Established in 1993 by the merger of two previous trading corporations, the Ethiopian Domestic Distribution Corporation (EDDC) and the Ethiopian Import Export Corporation (EIEC), MWITE currently has 83 branch offices in Ethiopia, out of which 35 supply basic commodities. Its authorized capital is set at 90 million Br, out of which 50 million is paid-up. The products it supplies are also more varied, ranging from basic commodities like sugar and palm oil to building materials, foodstuffs, paper, stationery items, textiles and government.

On top of ensuring the availability and adequate supply of industrial inputs for the sectors that the government has pinned its hope in the transformation of the country's economy, the new enterprise will also engage in the export of the inputs, which are found to be in excess of the domestic industries consumption.

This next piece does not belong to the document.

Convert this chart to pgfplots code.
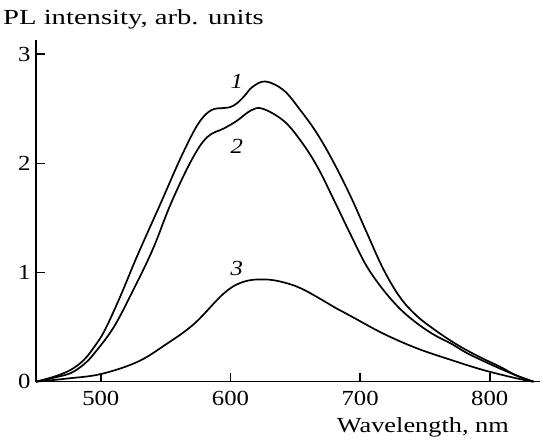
\documentclass[border=0pt]{standalone}
\usepackage{fontspec}
\setmainfont{Liberation Serif}[FakeStretch=1.15]
\usepackage{graphicx}
\usepackage{pgfplots}
\pgfplotsset{compat=1.18}
\begin{document}
\begin{tikzpicture}[font=\fontsize{21.5}{25}\selectfont]
\path[use as bounding box] (-36pt,-61.3pt) rectangle (506pt,381.7pt);
\begin{axis}[
  at={(0,0)}, anchor=south west,
  width=504pt, height=341.7pt, scale only axis,
  xmin=450, xmax=838.8, ymin=0, ymax=3.13,
  axis lines=left, axis line style={-, line width=1.6pt},
  tick style={line width=1.6pt, black}, tick align=inside,
  major tick length=8.5pt,
  xtick={500,600,700,800}, ytick={0,1,2,3},
  /pgf/number format/assume math mode=true,
  xticklabel style={yshift=-5.5pt},
  yticklabel style={xshift=-2pt},
  clip=false,
]
\addplot[black, line width=1.7pt, smooth, tension=0.6, mark=none] coordinates {
(450,0) (465,0.05) (477,0.11) (487,0.20) (495,0.32) (503,0.47) (515,0.78) (528,1.15)
(546,1.63) (562,2.06) (575,2.36) (585,2.486) (595,2.507) (600,2.516) (605,2.55) (611,2.62)
(617,2.70) (627,2.75) (641,2.67) (654,2.486) (667,2.27) (680,2.00) (693,1.69) (705,1.37)
(718,1.03) (731,0.77) (744,0.60) (757,0.48) (770,0.375) (782,0.29) (795,0.21) (808,0.137) (820,0.06) (833,0)};
\addplot[black, line width=1.7pt, smooth, tension=0.6, mark=none] coordinates {
(450,0) (465,0.04) (477,0.08) (487,0.16) (495,0.26) (510,0.50) (525,0.84) (540,1.21)
(554,1.63) (570,2.03) (582,2.24) (595,2.32) (605,2.39) (616,2.486) (625,2.50) (641,2.39)
(654,2.21) (667,1.97) (680,1.66) (693,1.34) (705,1.06) (718,0.84) (731,0.665) (744,0.534) (757,0.43) (770,0.35)
(782,0.265) (795,0.19) (808,0.12) (821,0.055) (834,0)};
\addplot[black, line width=1.7pt, smooth, tension=0.6, mark=none] coordinates {
(450,0) (475,0.03) (500,0.07) (528,0.18) (550,0.34) (572,0.53) (595,0.81) (610,0.915)
(626,0.937) (641,0.91) (657,0.84) (682,0.67) (693,0.60) (718,0.44) (744,0.305) (770,0.20)
(795,0.107) (821,0.03) (834,0)};
\node at (axis cs:605,2.75) {\itshape 1};
\node at (axis cs:605,2.157) {\itshape 2};
\node at (axis cs:605,1.037) {\itshape 3};
\node[anchor=base west, inner sep=0pt] at ([xshift=-33pt,yshift=15pt]rel axis cs:0,1) {\scalebox{1.158}[1]{PL intensity, arb. units}};
\node[anchor=base east, inner sep=0pt] at ([xshift=-31pt,yshift=-51.3pt]rel axis cs:1,0) {\scalebox{1.065}[1]{Wavelength, nm}};
\end{axis}
\end{tikzpicture}
\end{document}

This has to do with the experience of the country in 2011/12 when the production of cotton had by far exceeded the domestic demand of textile factories. A total of 29,710tn of cotton were found to be a surplus out of the 79,710tn produced in the year. That had led to many cotton growers shifting to other cash crops such as sesame, which in turn led factories to import cotton from India, China and Turkey. Three textile factories have imported an aggregate of 3360tn of processed cotton from these countries, according to the latest data available from the TIDI.

This is also welcome news for the cotton growers though with uncertainties.

"The existence of an entity that will make timely purchase at times of excess production will solve the marketing problem we have been facing for the last two years," said Yusuf Umer, managing director of Amibara Business Group and a board member of the Ethiopian Cotton Producers, Ginners & Exporters Association (ECPGEA).

The price at which the Enterprise will buy from them will be an issue to worry about when the time comes, he adds.